Passing down through the Highlands the "Half Moon" was becalmed near Stony Point and the "people of the Mountains" came on board and marvelled at the ship and its equipment. One canoe kept hanging under the stern and an Indian pilfered a pillow and two shirts from the cabin windows. The mate shot him in the breast and killed him. A boat was lowered to recover the articles "when one of them in the water seized hold of it to overthrow it, but the cook seized a sword and cut off one of his hands and he was drowned." At the head of Manhattan Island the vessel was again attacked. Arrows were shot and two more Indians were killed, then the attack was renewed and two more were slain.

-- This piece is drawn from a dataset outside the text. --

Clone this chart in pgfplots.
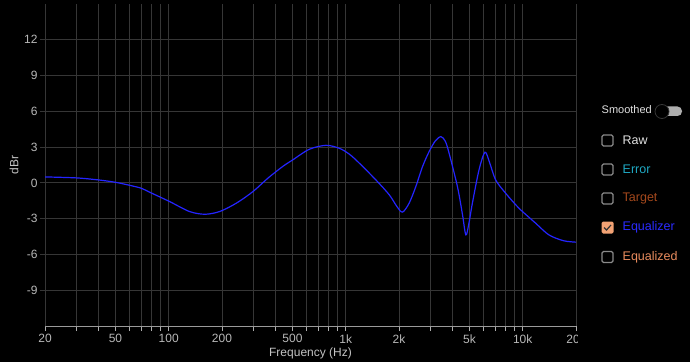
\documentclass[border=0pt]{standalone}
\usepackage{fontspec}
\setmainfont{Liberation Sans}
\usepackage{pgfplots}
\pgfplotsset{compat=1.18}
\definecolor{bg}{HTML}{000000}
\definecolor{gridgray}{HTML}{363636}
\definecolor{axisgray}{HTML}{9A9A9A}
\definecolor{labelgray}{HTML}{B8B8B8}
\definecolor{curve}{HTML}{2424FF}
\definecolor{rawc}{HTML}{E0E0E0}
\definecolor{errc}{HTML}{1FA9C4}
\definecolor{tgtc}{HTML}{A4481C}
\definecolor{eqc}{HTML}{2B2BFF}
\definecolor{eqdc}{HTML}{E98C5E}
\definecolor{boxc}{HTML}{8A8A8A}
\definecolor{checkfill}{HTML}{F2A274}
\begin{document}
\begin{tikzpicture}
\useasboundingbox (0pt,0pt) rectangle (690pt,362pt);
\fill[bg] (0pt,0pt) rectangle (690pt,362pt);
\begin{axis}[
  at={(45pt,36pt)}, anchor=south west,
  scale only axis, width=531pt, height=322pt,
  xmode=log, log basis x=10,
  xmin=20, xmax=20000, ymin=-12, ymax=15,
  axis x line*=bottom, axis y line*=left,
  x axis line style={draw=axisgray, line width=0.9pt, -},
  y axis line style={draw=gridgray, line width=0.9pt, -},
  xtick={20,50,100,200,500,1000,2000,5000,10000,20000},
  xticklabels={20,50,100,200,500,1k,2k,5k,10k,20k},
  minor xtick={30,40,60,70,80,90,300,400,600,700,800,900,3000,4000,6000,7000,8000,9000},
  ytick={-9,-6,-3,0,3,6,9,12},
  grid=both,
  major grid style={draw=gridgray, line width=0.9pt},
  minor grid style={draw=gridgray, line width=0.9pt},
  tick align=outside,
  major tick length=5pt, minor tick length=5pt,
  x tick style={draw=axisgray!80, line width=0.8pt},
  y tick style={draw=gridgray, line width=0.9pt},
  /pgf/number format/assume math mode=true,
  ticklabel style={font=\fontsize{12}{14}\selectfont, text=labelgray},
  yticklabel style={xshift=1pt},
  xlabel={Frequency (Hz)},
  ylabel={dBr},
  xlabel style={at={(axis description cs:0.5,-0.084)}, anchor=center, font=\fontsize{12}{14}\selectfont, text=labelgray!85},
  ylabel style={at={(axis description cs:-0.0584,0.5)}, anchor=center, font=\fontsize{12}{14}\selectfont, text=labelgray!85},
  clip=true,
]
\addplot[curve, line width=1.2pt, smooth] coordinates {
(20,0.5) (30,0.42) (40,0.25) (50,0.05) (60,-0.2) (70,-0.45) (78,-0.78)
(101,-1.56) (131,-2.4) (160,-2.63) (194,-2.4) (241,-1.7) (299,-0.73)
(363,0.39) (440,1.37) (502,1.93) (623,2.82) (774,3.15) (920,2.9) (1050,2.4)
(1194,1.65) (1480,0.25) (1762,-1.0) (1950,-2.0) (2094,-2.45) (2282,-1.7)
(2490,-0.3) (2716,1.37) (2960,2.63) (3200,3.5) (3446,3.88) (3650,3.5)
(3836,2.5) (4275,-0.3) (4560,-2.6) (4770,-4.36) (4950,-3.5) (5195,-1.7)
(5663,1.09) (6120,2.57) (6500,1.7) (7030,0.25) (8010,-0.87) (9520,-2.12)
(11830,-3.38) (14060,-4.36) (17000,-4.85) (20000,-4.97)
};
\end{axis}
% clip the last tick label like the reference
\fill[bg] (578pt,10pt) rectangle (600pt,30pt);
% legend panel
\node[anchor=west, inner sep=0pt, text=rawc, font=\fontsize{11}{13}\selectfont] at (601.5pt,252pt) {Smoothed};
\fill[rounded corners=4.5pt, fill=axisgray!80] (657pt,246pt) rectangle (682pt,255.5pt);
\filldraw[fill=black, draw=gridgray, line width=0.8pt] (662pt,250.5pt) circle (7pt);
\foreach \yy/\lab/\col in {221.5/Raw/rawc, 192.5/Error/errc, 163.5/Target/tgtc, 105/Equalized/eqdc}{
  \draw[boxc, line width=1.1pt, rounded corners=1.5pt] (602pt,\yy pt-5.5pt) rectangle (613pt,\yy pt+5.5pt);
  \node[anchor=west, inner sep=0pt, text=\col, font=\fontsize{12.5}{14}\selectfont] at (622.5pt,\yy pt) {\lab};
}
\fill[checkfill, rounded corners=1.5pt] (601.5pt,128.5pt) rectangle (613.5pt,140.5pt);
\draw[black!80, line width=1.2pt] (604pt,134.5pt) -- (606.5pt,132pt) -- (611pt,137pt);
\node[anchor=west, inner sep=0pt, text=eqc, font=\fontsize{12.5}{14}\selectfont] at (622.5pt,134.5pt) {Equalizer};
\end{tikzpicture}
\end{document}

It might also be stated that soon after the arrival of Hendrick Hudson at the mouth of the river one of the English soldiers, John Coleman, was killed by an arrow shot in the throat. "He was buried," according to Ruttenber, "upon the adjacent beach, the first European victim of an Indian weapon on the Mahicanituk. Coleman's point is the monument to this occurrence."
The "Half Moon" never returned and it will be remembered that Hudson never again saw the river that he discovered. He was to leave his name however as a[page 18] monument to further adventure and hardihood in Hudson's Bay, where he was cruelly set adrift by a mutinous crew in a little boat to perish in the midsummer of 1611.
The sea just peering the headlands through
Where the sky is lost in deeper blue.
Charles Fenno Hoffman.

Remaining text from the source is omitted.